A concurrent micro/macro FE-model optimized with a limit analysis tool for the assessment of dry-joint masonry structures

Abstract

A two-step strategy for the mechanical analysis of UnReinforced Masonry (URM) structures, either subjected to in- and out-of-plane loading, is presented. At a first step, a semi-automatic digital tool allows the parametric modeling of the structure that, together with an Upper bound limit analysis tool and a heuristic optimization solver, enables tracking the most prone failure mechanism. At a second step, a coupled concurrent FE model with micro- and macro-scales is assumed. A micro-modeling description of the masonry is allocated to regions within the failure mechanism found in the former step. In converse, the other domain regions are modeled via a macro-approach, whose constitutive response is elastic and orthotropic and formulated through closed-form homogenized-based solutions.
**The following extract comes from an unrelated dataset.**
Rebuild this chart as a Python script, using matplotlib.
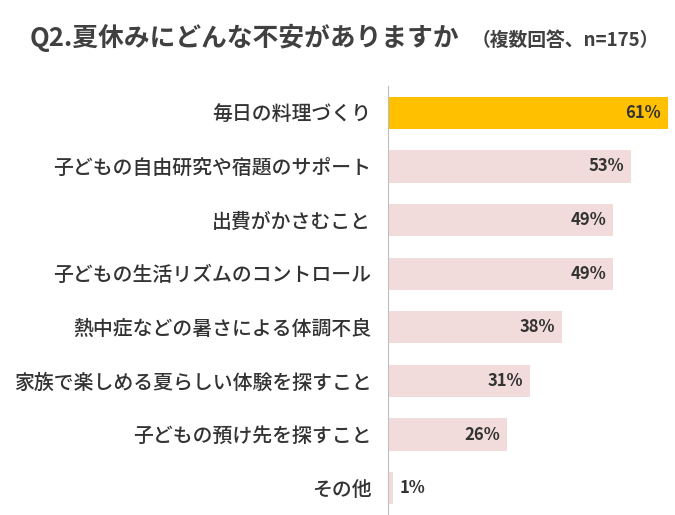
import matplotlib
matplotlib.use("Agg")
import matplotlib.pyplot as plt

plt.rcParams["font.family"] = "Noto Sans CJK JP"

categories = ["毎日の料理づくり", "子どもの自由研究や宿題のサポート", "出費がかさむこと",
              "子どもの生活リズムのコントロール", "熱中症などの暑さによる体調不良",
              "家族で楽しめる夏らしい体験を探すこと", "子どもの預け先を探すこと", "その他"]
values = [61, 53, 49, 49, 38, 31, 26, 1]
labels = ["61%", "53%", "49%", "49%", "38%", "31%", "26%", "1%"]

fig = plt.figure(figsize=(6.75, 5.15), dpi=100)
ax = fig.add_axes([388/675, 0, 280/675, 429/515])
colors = ["#FFC000"] + ["#F2DCDB"] * (len(values) - 1)
y = list(range(len(values)))
ax.barh(y, values, height=0.6, color=colors)
ax.set_ylim(len(values) - 0.5, -0.5)
ax.set_xlim(0, 61)
for i, (v, l) in enumerate(zip(values, labels)):
    if v > 5:
        ax.text(v - 1.5, i, l, ha="right", va="center", fontsize=12, fontweight="bold", color="#333333")
    else:
        ax.text(v + 1.5, i, l, ha="left", va="center", fontsize=12, fontweight="bold", color="#333333")
ax.set_yticks(y)
ax.set_yticklabels(categories, fontsize=14.3, fontweight="medium", color="#333333")
ax.tick_params(axis="y", length=0, pad=12)
ax.set_xticks([])
for s in ["top", "right", "bottom"]:
    ax.spines[s].set_visible(False)
ax.spines["left"].set_color("#BFBFBF")

fig.text(30/675, 1 - 38/515, "Q2.夏休みにどんな不安がありますか", fontsize=18.5, fontweight="bold",
         color="#404040", va="center", ha="left")
fig.text(472/675, 1 - 40/515, "（複数回答、n=175）", fontsize=13.5, fontweight="bold",
         color="#404040", va="center", ha="left")
fig.savefig("out.png", dpi=100)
The application of the framework is based on non-linear static (pushover) analysis and conducted on three benchmarks: (i) an in-plane loaded URM shear wall; (ii) a U-shaped URM structure; and (iii) a URM church. Results are given in terms of load capacity curves, total displacement fields, and computational running time; and compared against those found with a FE microscopic model and with a limit analysis tool. Lastly, conclusions on the potential of the framework and future research streams are addressed.